Directions for this task =
Data follows below. Repeat exactly the lines between the line holding "Output the Python" and the line holding "Path.LINETO, Path.LINETO, Path.CLOSEPOLY])", inclusive, and nothing more; drop pictures.
— start of Stored rows —
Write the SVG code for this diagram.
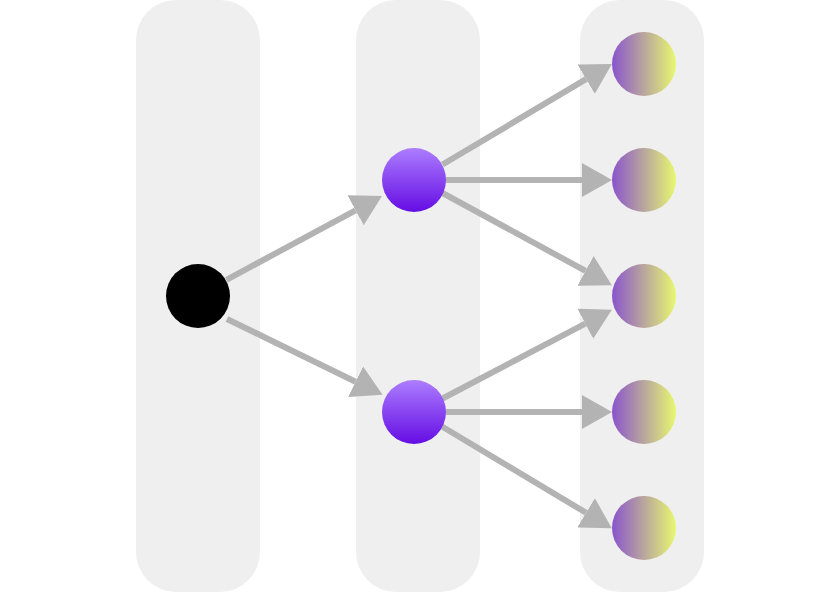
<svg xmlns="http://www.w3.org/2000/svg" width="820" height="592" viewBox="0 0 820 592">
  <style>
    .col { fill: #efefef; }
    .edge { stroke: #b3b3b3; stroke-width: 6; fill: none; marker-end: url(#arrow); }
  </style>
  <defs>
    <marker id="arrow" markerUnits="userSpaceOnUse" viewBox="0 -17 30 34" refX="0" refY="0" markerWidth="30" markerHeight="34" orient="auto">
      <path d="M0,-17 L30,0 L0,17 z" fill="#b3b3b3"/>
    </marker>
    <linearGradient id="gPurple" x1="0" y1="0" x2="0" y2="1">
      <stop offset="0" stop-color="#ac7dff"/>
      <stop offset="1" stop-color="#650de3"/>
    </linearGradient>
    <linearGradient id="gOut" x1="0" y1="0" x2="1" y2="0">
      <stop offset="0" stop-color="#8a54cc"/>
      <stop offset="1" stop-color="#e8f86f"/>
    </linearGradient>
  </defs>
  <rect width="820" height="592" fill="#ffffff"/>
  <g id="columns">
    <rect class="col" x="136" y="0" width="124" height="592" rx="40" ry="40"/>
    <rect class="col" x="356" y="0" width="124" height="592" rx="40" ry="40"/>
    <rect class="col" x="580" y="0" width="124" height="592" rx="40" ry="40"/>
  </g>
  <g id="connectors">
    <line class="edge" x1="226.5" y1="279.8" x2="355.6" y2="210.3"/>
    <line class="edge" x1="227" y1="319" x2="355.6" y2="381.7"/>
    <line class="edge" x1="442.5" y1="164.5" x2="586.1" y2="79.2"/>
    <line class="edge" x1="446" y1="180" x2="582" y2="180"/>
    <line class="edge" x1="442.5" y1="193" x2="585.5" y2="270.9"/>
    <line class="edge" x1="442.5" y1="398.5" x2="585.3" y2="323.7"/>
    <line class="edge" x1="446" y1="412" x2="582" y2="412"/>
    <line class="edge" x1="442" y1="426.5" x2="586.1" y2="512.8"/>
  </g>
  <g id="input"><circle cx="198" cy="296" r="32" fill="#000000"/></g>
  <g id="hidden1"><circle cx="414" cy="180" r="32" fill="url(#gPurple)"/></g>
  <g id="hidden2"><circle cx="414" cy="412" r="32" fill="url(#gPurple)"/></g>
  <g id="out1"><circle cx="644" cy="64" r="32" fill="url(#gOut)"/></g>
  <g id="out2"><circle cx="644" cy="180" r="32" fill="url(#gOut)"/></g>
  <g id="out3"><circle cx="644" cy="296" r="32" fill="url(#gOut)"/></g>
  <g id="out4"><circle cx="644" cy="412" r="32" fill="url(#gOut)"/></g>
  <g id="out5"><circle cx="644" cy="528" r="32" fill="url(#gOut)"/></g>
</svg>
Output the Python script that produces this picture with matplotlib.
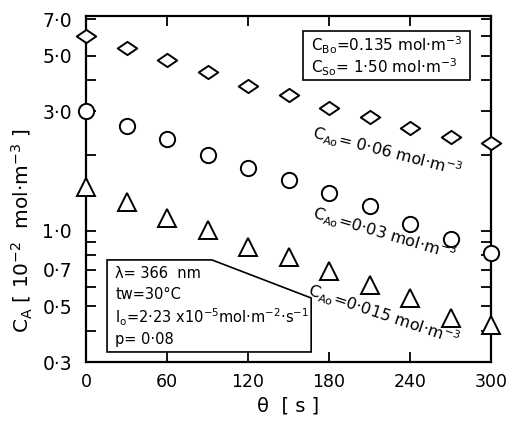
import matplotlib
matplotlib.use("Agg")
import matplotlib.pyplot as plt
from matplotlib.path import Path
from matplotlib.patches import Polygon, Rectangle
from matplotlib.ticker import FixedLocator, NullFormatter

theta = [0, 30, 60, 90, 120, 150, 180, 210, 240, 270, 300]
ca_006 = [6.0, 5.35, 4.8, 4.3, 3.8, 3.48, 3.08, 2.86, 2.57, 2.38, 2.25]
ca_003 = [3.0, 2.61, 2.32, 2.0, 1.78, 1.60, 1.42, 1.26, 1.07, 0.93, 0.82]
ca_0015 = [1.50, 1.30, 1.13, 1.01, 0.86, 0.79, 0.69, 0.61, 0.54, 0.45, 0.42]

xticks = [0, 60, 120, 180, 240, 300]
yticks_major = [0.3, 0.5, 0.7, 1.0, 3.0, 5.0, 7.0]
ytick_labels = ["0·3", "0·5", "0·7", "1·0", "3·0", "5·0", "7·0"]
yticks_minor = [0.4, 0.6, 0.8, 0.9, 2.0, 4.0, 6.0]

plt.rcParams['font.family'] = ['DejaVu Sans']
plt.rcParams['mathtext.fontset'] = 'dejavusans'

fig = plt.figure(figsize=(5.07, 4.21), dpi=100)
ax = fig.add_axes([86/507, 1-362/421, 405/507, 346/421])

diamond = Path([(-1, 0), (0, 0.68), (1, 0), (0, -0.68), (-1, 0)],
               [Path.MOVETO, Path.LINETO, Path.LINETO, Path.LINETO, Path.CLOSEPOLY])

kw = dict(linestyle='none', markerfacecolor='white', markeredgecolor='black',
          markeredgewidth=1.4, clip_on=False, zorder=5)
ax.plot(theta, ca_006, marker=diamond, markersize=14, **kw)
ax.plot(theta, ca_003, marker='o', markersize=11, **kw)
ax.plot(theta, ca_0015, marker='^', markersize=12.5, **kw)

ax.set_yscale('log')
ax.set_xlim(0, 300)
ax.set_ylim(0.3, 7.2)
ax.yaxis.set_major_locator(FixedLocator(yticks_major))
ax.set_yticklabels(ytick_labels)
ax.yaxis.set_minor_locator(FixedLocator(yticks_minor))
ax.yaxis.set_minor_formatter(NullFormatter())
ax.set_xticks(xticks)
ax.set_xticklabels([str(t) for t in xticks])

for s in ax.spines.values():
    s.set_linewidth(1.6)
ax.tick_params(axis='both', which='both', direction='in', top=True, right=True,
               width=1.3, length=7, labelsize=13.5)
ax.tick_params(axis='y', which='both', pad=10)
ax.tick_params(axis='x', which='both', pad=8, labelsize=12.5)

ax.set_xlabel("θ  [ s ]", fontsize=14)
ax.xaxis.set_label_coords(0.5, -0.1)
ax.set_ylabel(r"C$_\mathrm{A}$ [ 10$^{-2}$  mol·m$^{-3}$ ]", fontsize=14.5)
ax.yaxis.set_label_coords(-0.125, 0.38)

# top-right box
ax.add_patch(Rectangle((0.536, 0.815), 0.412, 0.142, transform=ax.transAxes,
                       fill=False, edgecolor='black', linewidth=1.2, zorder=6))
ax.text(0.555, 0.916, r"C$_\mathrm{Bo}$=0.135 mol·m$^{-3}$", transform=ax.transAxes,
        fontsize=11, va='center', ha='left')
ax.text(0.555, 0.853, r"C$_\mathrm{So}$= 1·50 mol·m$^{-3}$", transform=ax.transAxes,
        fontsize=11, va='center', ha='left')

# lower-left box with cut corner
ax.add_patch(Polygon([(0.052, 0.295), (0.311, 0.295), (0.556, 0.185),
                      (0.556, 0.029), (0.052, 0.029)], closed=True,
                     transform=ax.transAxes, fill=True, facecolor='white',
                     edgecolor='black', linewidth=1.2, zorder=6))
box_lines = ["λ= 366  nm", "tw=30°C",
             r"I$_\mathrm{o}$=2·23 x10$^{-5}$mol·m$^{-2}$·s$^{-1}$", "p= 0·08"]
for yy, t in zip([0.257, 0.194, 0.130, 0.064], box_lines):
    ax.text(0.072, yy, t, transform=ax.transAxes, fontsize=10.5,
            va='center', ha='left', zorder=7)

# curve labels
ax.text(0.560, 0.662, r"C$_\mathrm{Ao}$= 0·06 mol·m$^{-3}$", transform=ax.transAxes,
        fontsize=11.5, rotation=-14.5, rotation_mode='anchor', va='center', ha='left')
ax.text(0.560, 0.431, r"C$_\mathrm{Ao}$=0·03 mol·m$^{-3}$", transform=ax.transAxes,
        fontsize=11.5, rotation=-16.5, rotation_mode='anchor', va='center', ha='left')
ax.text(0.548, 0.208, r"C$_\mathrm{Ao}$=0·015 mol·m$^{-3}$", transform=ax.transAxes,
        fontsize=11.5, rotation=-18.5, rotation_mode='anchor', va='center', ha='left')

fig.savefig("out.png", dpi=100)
— end of Stored rows —
Correct answer =
Output the Python script that produces this picture with matplotlib.
import matplotlib
matplotlib.use("Agg")
import matplotlib.pyplot as plt
from matplotlib.path import Path
from matplotlib.patches import Polygon, Rectangle
from matplotlib.ticker import FixedLocator, NullFormatter

theta = [0, 30, 60, 90, 120, 150, 180, 210, 240, 270, 300]
ca_006 = [6.0, 5.35, 4.8, 4.3, 3.8, 3.48, 3.08, 2.86, 2.57, 2.38, 2.25]
ca_003 = [3.0, 2.61, 2.32, 2.0, 1.78, 1.60, 1.42, 1.26, 1.07, 0.93, 0.82]
ca_0015 = [1.50, 1.30, 1.13, 1.01, 0.86, 0.79, 0.69, 0.61, 0.54, 0.45, 0.42]

xticks = [0, 60, 120, 180, 240, 300]
yticks_major = [0.3, 0.5, 0.7, 1.0, 3.0, 5.0, 7.0]
ytick_labels = ["0·3", "0·5", "0·7", "1·0", "3·0", "5·0", "7·0"]
yticks_minor = [0.4, 0.6, 0.8, 0.9, 2.0, 4.0, 6.0]

plt.rcParams['font.family'] = ['DejaVu Sans']
plt.rcParams['mathtext.fontset'] = 'dejavusans'

fig = plt.figure(figsize=(5.07, 4.21), dpi=100)
ax = fig.add_axes([86/507, 1-362/421, 405/507, 346/421])

diamond = Path([(-1, 0), (0, 0.68), (1, 0), (0, -0.68), (-1, 0)],
               [Path.MOVETO, Path.LINETO, Path.LINETO, Path.LINETO, Path.CLOSEPOLY])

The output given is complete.